Old Flames and New Names at APAP

January 11, 2015

In some ways, APAP (Association of Performing Arts Presenters) makes the dance world go round. Without this annual meeting ground of presenters and small performing arts groups from all over the country, very few dance companies would get work. Yes, you can send your video to a potential presenter, but if they can see you perform live, they are more likely to know if your work is right for their audience.

APAP showcases are spread throughout NYC and they cover the gamut—muscular modern, chamber ballet, minimal conceptual, tap, urban dance, classical Indian and more. I attended only five of the hordes of showcases (40 groups were listed at the Ailey building alone in the last two days). It’s hard to keep track but even if you’re not a presenter, APAP provides a chance to catch up on your favorite artists’ current work and see groups new to you. It can be as thrilling to rediscover an old flame as to discover a new name.

Getting gigs through APAP means that the people who book you can see your offstage personality too. Cynthia Oliver showed BOOM! at the Live Artery series at New York Live Arts, and the crowd could see not only that she had created a gutsy, funny, harrowing duet, but also, in the brief talk afterward, that she speaks easily and eloquently about her work.

For me it was a chance to see out-of-town artists I hadn’t seen before, for instance San Francisco’s Keith Hennessy in his shamanistic Bear/Skin solo, as well as work by cherished New York artists that I can’t always keep up with. Tere O’Connor, Miguel Gutierrez (both part of American Realness) and John Jasperse (in Live Artery) always push the boundaries in ways that are stimulating.

Anyone who has a hankering for Israeli dance would have enjoyed Out of Israel, the showcase of five excerpts at the 92nd Street Y’s Harkness Dance Center. Zvi Gotheiner’s energized dancers threaded through his spirited Dabke. Idan Porges, a performer who blew me away in Barak Marshall’s Rooster a few years ago, is now making his own work—very much his own. In Danielle Agami’s new piece, For Now, each dancer breaks out of a mask of diffidence to explode in their own way.

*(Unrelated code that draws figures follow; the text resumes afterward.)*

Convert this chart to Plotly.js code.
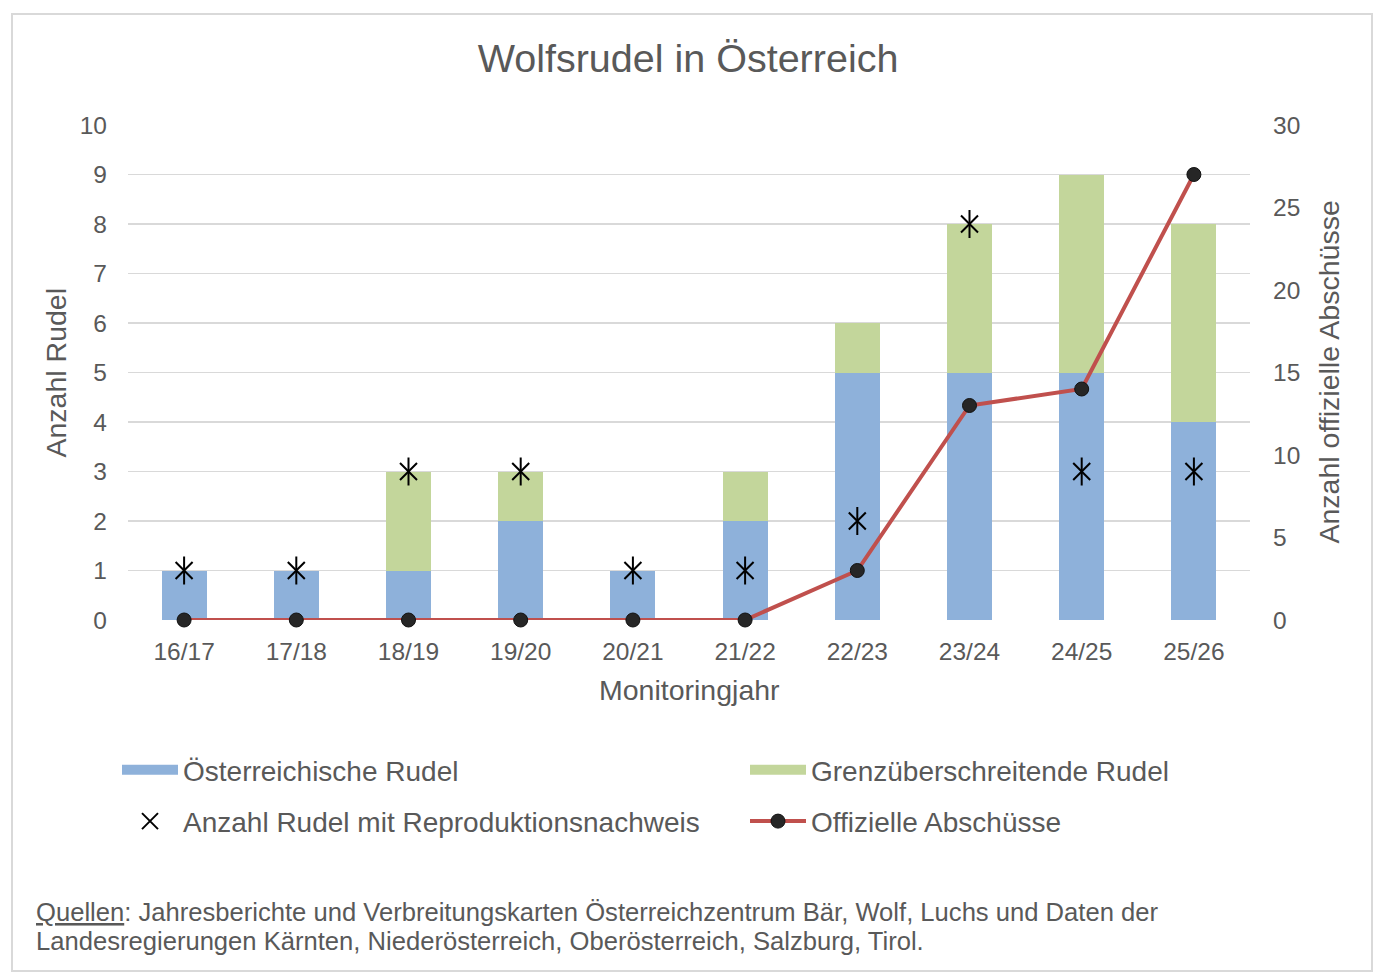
<!DOCTYPE html>
<html><head><meta charset="utf-8">
<script src="https://cdn.plot.ly/plotly-3.0.1.min.js"></script>
<style>html,body{margin:0;padding:0;background:#fff}#c{width:1376px;height:974px}</style>
</head><body><div id="c"></div>
<script>
const categories = ["16/17","17/18","18/19","19/20","20/21","21/22","22/23","23/24","24/25","25/26"];
const austrianPacks = [1,1,1,2,1,2,5,5,5,4];
const crossBorderPacks = [0,0,2,1,0,1,1,3,4,4];
const reproductionPacks = [1,1,3,3,1,1,2,8,3,3];
const officialCulls = [0,0,0,0,0,0,3,13,14,27];

const grey = '#595959';
const font = 'Liberation Sans, Arial, sans-serif';
const blue = '#8eb1da', green = '#c3d69b', red = '#c0504d';

// pixel helpers for paper coords (plot area 128..1250 x, 125..620 y)
const px = x => (x - 128) / 1122;
const py = y => (620 - y) / 495;

const traces = [
  {type:'bar', name:'Österreichische Rudel', x:categories, y:austrianPacks, marker:{color:blue}, yaxis:'y', showlegend:false},
  {type:'bar', name:'Grenzüberschreitende Rudel', x:categories, y:crossBorderPacks, marker:{color:green}, yaxis:'y', showlegend:false},
  {type:'scatter', mode:'markers', name:'Anzahl Rudel mit Reproduktionsnachweis', x:categories, y:reproductionPacks,
   marker:{symbol:'line-ns-open', size:20, color:'#000', line:{color:'#111', width:2}}, yaxis:'y', cliponaxis:false, showlegend:false},
  {type:'scatter', mode:'markers', name:'Anzahl Rudel mit Reproduktionsnachweis', x:categories, y:reproductionPacks,
   marker:{symbol:'x-thin-open', size:17, color:'#000', line:{color:'#111', width:2}}, yaxis:'y', cliponaxis:false,
   legend:'legend', legendgroup:'g2', legendrank:2},
  {type:'scatter', mode:'lines+markers', name:'Offizielle Abschüsse', x:categories, y:officialCulls,
   line:{color:red, width:4}, marker:{symbol:'circle', size:14, color:'#262626', line:{color:'#111', width:1}}, yaxis:'y2', cliponaxis:false,
   legend:'legend2', legendgroup:'g4', legendrank:2},
  // legend swatches for the stacked bars (wide rectangles as in the original)
  {type:'scatter', mode:'lines', name:'Österreichische Rudel', x:[null], y:[null], line:{color:blue, width:14},
   legend:'legend', legendgroup:'g1', legendrank:1, hoverinfo:'skip'},
  {type:'scatter', mode:'lines', name:'Grenzüberschreitende Rudel', x:[null], y:[null], line:{color:green, width:14},
   legend:'legend2', legendgroup:'g3', legendrank:1, hoverinfo:'skip'}
];

const legendBase = {orientation:'v', xanchor:'left', yanchor:'top', font:{size:28, color:grey, family:font},
                    itemwidth:56, tracegroupgap:12, bgcolor:'rgba(0,0,0,0)', borderwidth:0, traceorder:'grouped'};

const layout = {
  width:1376, height:974,
  margin:{l:128, r:126, t:125, b:354, autoexpand:false},
  paper_bgcolor:'#fff', plot_bgcolor:'#fff',
  font:{family:font, color:grey, size:20},
  barmode:'stack', bargap:0.6,
  title:{text:'Wolfsrudel in Österreich', font:{size:39.5, color:grey, family:font}, x:0.5, xanchor:'center', yref:'container', y:1-58/974, yanchor:'middle'},
  showlegend:true,
  legend:Object.assign({}, legendBase, {x:px(117), y:py(745)}),
  legend2:Object.assign({}, legendBase, {x:px(745), y:py(745)}),
  xaxis:{type:'category', range:[-0.5, 9.5], automargin:false, showgrid:false, zeroline:false, showline:false, ticks:'', tickfont:{size:24.5, color:grey},
         ticklabelstandoff:14, fixedrange:true},
  yaxis:{range:[0,10], dtick:1, automargin:false, showgrid:true, gridcolor:'#d9d9d9', gridwidth:1.5, zeroline:false, showline:false, ticks:'',
         tickfont:{size:24.5, color:grey}, ticklabelstandoff:20},
  yaxis2:{range:[0,30], dtick:5, automargin:false, overlaying:'y', side:'right', showgrid:false, zeroline:false, showline:false, ticks:'',
          tickfont:{size:24.5, color:grey}, ticklabelstandoff:22},
  shapes:[
    {type:'rect', xref:'paper', yref:'paper', x0:px(12), x1:px(1372), y0:py(971), y1:py(14),
     line:{color:'#d9d9d9', width:2}, fillcolor:'rgba(0,0,0,0)', layer:'below'}
  ],
  annotations:[
    {xref:'paper', yref:'paper', x:0.5, y:py(690), xanchor:'center', yanchor:'middle', showarrow:false,
     text:'Monitoringjahr', font:{size:28.5, color:grey, family:font}},
    {xref:'paper', yref:'paper', x:px(55), y:0.5, xanchor:'center', yanchor:'middle', showarrow:false, textangle:-90,
     text:'Anzahl Rudel', font:{size:28.5, color:grey, family:font}},
    {xref:'paper', yref:'paper', x:px(1328), y:0.5, xanchor:'center', yanchor:'middle', showarrow:false, textangle:-90,
     text:'Anzahl offizielle Abschüsse', font:{size:28.5, color:grey, family:font}},
    {xref:'paper', yref:'paper', x:px(34), y:py(912), xanchor:'left', yanchor:'middle', align:'left', showarrow:false,
     text:'<span style="text-decoration:underline">Quellen</span>: Jahresberichte und Verbreitungskarten Österreichzentrum Bär, Wolf, Luchs und Daten der',
     font:{size:25.6, color:grey, family:font}},
    {xref:'paper', yref:'paper', x:px(34), y:py(941), xanchor:'left', yanchor:'middle', align:'left', showarrow:false,
     text:'Landesregierungen Kärnten, Niederösterreich, Oberösterreich, Salzburg, Tirol.',
     font:{size:25.6, color:grey, family:font}}
  ]
};
Plotly.newPlot('c', traces, layout, {displayModeBar:false, staticPlot:true});
</script></body></html>
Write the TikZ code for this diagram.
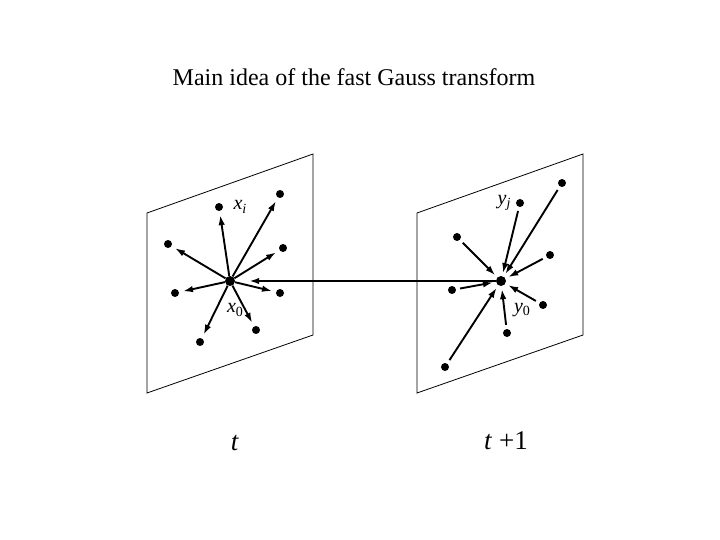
\documentclass[tikz,border=0pt]{standalone}
\usepackage{fontspec}
\setmainfont{Liberation Serif}
\usetikzlibrary{arrows.meta}
\newcommand{\vsub}[1]{\raisebox{-0.35ex}{\fontsize{14}{16}\selectfont #1}}
\begin{document}
\begin{tikzpicture}[x=1pt,y=-1pt,
  dot/.style={circle,fill=black,inner sep=0pt,minimum size=8pt},
  bigdot/.style={circle,fill=black,inner sep=0pt,minimum size=10pt},
  plane/.style={draw=black,line width=0.8pt},
  arr/.style={line width=1.9pt,-{Latex[length=10pt,width=6.5pt]}},
  lbl/.style={inner sep=0pt,font=\fontsize{20}{22}\selectfont\itshape}]
\useasboundingbox (0,0) rectangle (720,540);
\node[font=\fontsize{24}{28}\selectfont] (title) at (354,77) {Main idea of the fast Gauss transform};
% planes
\draw[plane] (147,213) -- (313,154) -- (313,335) -- (147,393) -- cycle;
\draw[plane] (417,213) -- (583,154) -- (583,335) -- (417,393) -- cycle;
% left dots
\node[bigdot] (x0) at (230,281) {};
\node[dot] (xi) at (219,207) {};
\node[dot] (a1) at (280,194) {};
\node[dot] (a2) at (168,244) {};
\node[dot] (a3) at (283,248) {};
\node[dot] (a4) at (175,293) {};
\node[dot] (a5) at (280,293) {};
\node[dot] (a6) at (256,330) {};
\node[dot] (a7) at (200,342) {};
\foreach \n in {xi,a1,a2,a3,a4,a5,a6,a7}
  \draw[arr,shorten >=4pt] (x0) -- (\n);
% right dots
\node[bigdot] (y0) at (501,281) {};
\node[dot] (yj) at (520,203) {};
\node[dot] (b1) at (562,183) {};
\node[dot] (b2) at (457,237) {};
\node[dot] (b3) at (550,255) {};
\node[dot] (b4) at (452,290) {};
\node[dot] (b5) at (543,305) {};
\node[dot] (b6) at (507,333) {};
\node[dot] (b7) at (445,367) {};
\foreach \n in {yj,b1,b2,b3,b4,b5,b6,b7}
  \draw[arr,shorten <=4pt,shorten >=3pt] (\n) -- (y0);
% link
\draw[arr,shorten >=14pt] (y0) -- (x0);
% labels
\node[lbl] (lxi) at (240,207) {x\vsub{i}};
\node[lbl] (lx0) at (235,310) {x\vsub{\upshape 0}};
\node[lbl] (lyj) at (504,203) {y\vsub{j}};
\node[lbl] (ly0) at (522,310) {y\vsub{\upshape 0}};
\node[font=\fontsize{27}{30}\selectfont] (t) at (235,443) {\textit{t}};
\node[font=\fontsize{27}{30}\selectfont] (t1) at (506,441) {\textit{t} +1};
\end{tikzpicture}
\end{document}
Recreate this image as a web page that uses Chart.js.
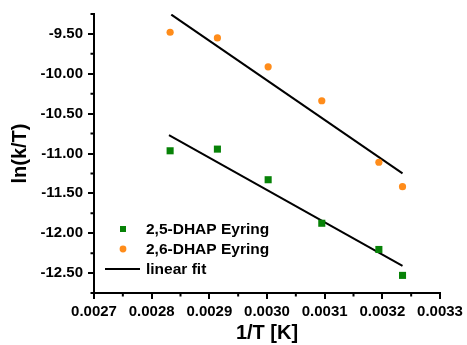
<!DOCTYPE html>
<html>
<head>
<meta charset="utf-8">
<script src="https://cdn.jsdelivr.net/npm/chart.js@4/dist/chart.umd.min.js"></script>
<style>
  html, body { margin: 0; padding: 0; background: #fff; }
  #c { display: block; }
</style>
</head>
<body>
<canvas id="c" width="467" height="345"></canvas>
<script>
// ---- data ----
const invT = [0.002832, 0.002914, 0.003002, 0.003095, 0.003194, 0.003235];
const dhap25 = [-10.966, -10.945, -11.329, -11.875, -12.204, -12.529];
const dhap26 = [-9.479, -9.55, -9.913, -10.338, -11.11, -11.416];
const fit25X = [0.00283, 0.003235];
const fit25Y = [-10.77, -12.41];
const fit26X = [0.002834, 0.003235];
const fit26Y = [-9.257, -11.25];
const xTicks = [0.0027, 0.0028, 0.0029, 0.0030, 0.0031, 0.0032, 0.0033];
const yTicks = [-12.5, -12.0, -11.5, -11.0, -10.5, -10.0, -9.5];
const xMinor = [0.00275, 0.00285, 0.00295, 0.00305, 0.00315, 0.00325];
const yMinor = [-12.75, -12.25, -11.75, -11.25, -10.75, -10.25, -9.75, -9.25];
const seriesNames = ['2,5-DHAP Eyring', '2,6-DHAP Eyring', 'linear fit'];

const GREEN = '#078207';
const ORANGE = '#ff8c1a';
const FONT = '"Liberation Sans", Arial, sans-serif';

const pts = (xs, ys) => xs.map((x, i) => ({ x: x, y: ys[i] }));

const minorTicks = {
  id: 'minorTicks',
  afterDraw(chart) {
    const ctx = chart.ctx;
    const xs = chart.scales.x, ys = chart.scales.y;
    const a = chart.chartArea;
    ctx.save();
    ctx.strokeStyle = '#000';
    ctx.lineWidth = 2;
    ctx.beginPath();
    yMinor.forEach(v => {
      const p = ys.getPixelForValue(v);
      ctx.moveTo(a.left - 3.5, p); ctx.lineTo(a.left, p);
    });
    xMinor.forEach(v => {
      const p = xs.getPixelForValue(v);
      ctx.moveTo(p, a.bottom); ctx.lineTo(p, a.bottom + 3.5);
    });
    ctx.stroke();
    ctx.restore();
  }
};

const insideLegend = {
  id: 'insideLegend',
  afterDraw(chart) {
    const ctx = chart.ctx;
    const a = chart.chartArea;
    const ds = chart.data.datasets;
    const mx = a.left + 29, tx = a.left + 52;
    let y = a.bottom - 64;
    ctx.save();
    ctx.font = 'bold 15.5px ' + FONT;
    ctx.textBaseline = 'middle';
    ctx.fillStyle = '#000';
    seriesNames.forEach((name, i) => {
      const d = ds[i];
      if (d.pointStyle === 'rect') {
        ctx.fillStyle = d.backgroundColor;
        ctx.fillRect(mx - 3, y - 3, 6, 6);
      } else if (d.pointStyle === 'circle') {
        ctx.fillStyle = d.backgroundColor;
        ctx.beginPath(); ctx.arc(mx, y, 3.4, 0, Math.PI * 2); ctx.fill();
      } else {
        ctx.strokeStyle = d.borderColor;
        ctx.lineWidth = 2;
        ctx.beginPath(); ctx.moveTo(mx - 18, y); ctx.lineTo(mx + 17, y); ctx.stroke();
      }
      ctx.fillStyle = '#000';
      ctx.fillText(name, tx, y + 0.5);
      y += 20;
    });
    ctx.restore();
  }
};

new Chart(document.getElementById('c'), {
  type: 'scatter',
  data: {
    datasets: [
      { label: seriesNames[0], data: pts(invT, dhap25), pointStyle: 'rect', pointRadius: 5,
        backgroundColor: GREEN, borderColor: GREEN, borderWidth: 0 },
      { label: seriesNames[1], data: pts(invT, dhap26), pointStyle: 'circle', pointRadius: 3.6,
        backgroundColor: ORANGE, borderColor: ORANGE, borderWidth: 0 },
      { label: seriesNames[2], data: pts(fit25X, fit25Y), showLine: true, pointRadius: 0,
        borderColor: '#000', borderWidth: 2, pointStyle: false },
      { label: seriesNames[2], data: pts(fit26X, fit26Y), showLine: true, pointRadius: 0,
        borderColor: '#000', borderWidth: 2, pointStyle: false }
    ]
  },
  options: {
    responsive: false,
    devicePixelRatio: 1,
    animation: false,
    layout: { padding: { top: 13, right: 27, left: 0, bottom: 0 } },
    plugins: { legend: { display: false }, tooltip: { enabled: false } },
    scales: {
      x: {
        type: 'linear', min: 0.0027, max: 0.0033,
        afterBuildTicks: s => { s.ticks = xTicks.map(v => ({ value: v })); },
        afterFit: s => { s.height = 52; },
        ticks: { color: '#000', padding: 4, font: { family: FONT, size: 15, weight: 'bold' },
                 callback: v => Number(v).toFixed(4), maxRotation: 0, autoSkip: false },
        grid: { drawOnChartArea: false, tickLength: 6, color: '#000', lineWidth: 2 },
        border: { display: true, color: '#000', width: 2 },
        title: { display: true, text: '1/T [K]', color: '#000', padding: { top: 0, bottom: 0 },
                 font: { family: FONT, size: 20, weight: 'bold' } }
      },
      y: {
        type: 'linear', min: -12.75, max: -9.25,
        afterBuildTicks: s => { s.ticks = yTicks.map(v => ({ value: v })); },
        afterFit: s => { s.width = 94; },
        ticks: { color: '#000', padding: 5, font: { family: FONT, size: 15, weight: 'bold' },
                 callback: v => Number(v).toFixed(2), autoSkip: false },
        grid: { drawOnChartArea: false, tickLength: 6, color: '#000', lineWidth: 2 },
        border: { display: true, color: '#000', width: 2 },
        title: { display: true, text: 'ln(k/T)', color: '#000', padding: { top: 8, bottom: 0 },
                 font: { family: FONT, size: 20, weight: 'bold' } }
      }
    }
  },
  plugins: [minorTicks, insideLegend]
});
</script>
</body>
</html>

I was happy to see a new showcase titled Emerging Women of Color at the Ailey building, organized by dancer-turned-booker Francine Sheffield. I was impressed by strong work from Ananya Chatterjea’s fierce, Odissi-based women of Minneapolis and Christal Brown/Inspirit’s foray into the life of Muhammad Ali. I also discovered a new name, Danielle Russo, an NYU grad who paired two guys in a gripping battle between aggression and intimacy. Weird confrontations—chin to throat, crown of head to chest, violent crashing into confident strutting—locked these two in a sweaty, sexy world of their own. 

There’s one more day to APAP and I am not done seeing things or taking workshops. Whether you’re on the giving or getting end, I hope you enjoy it.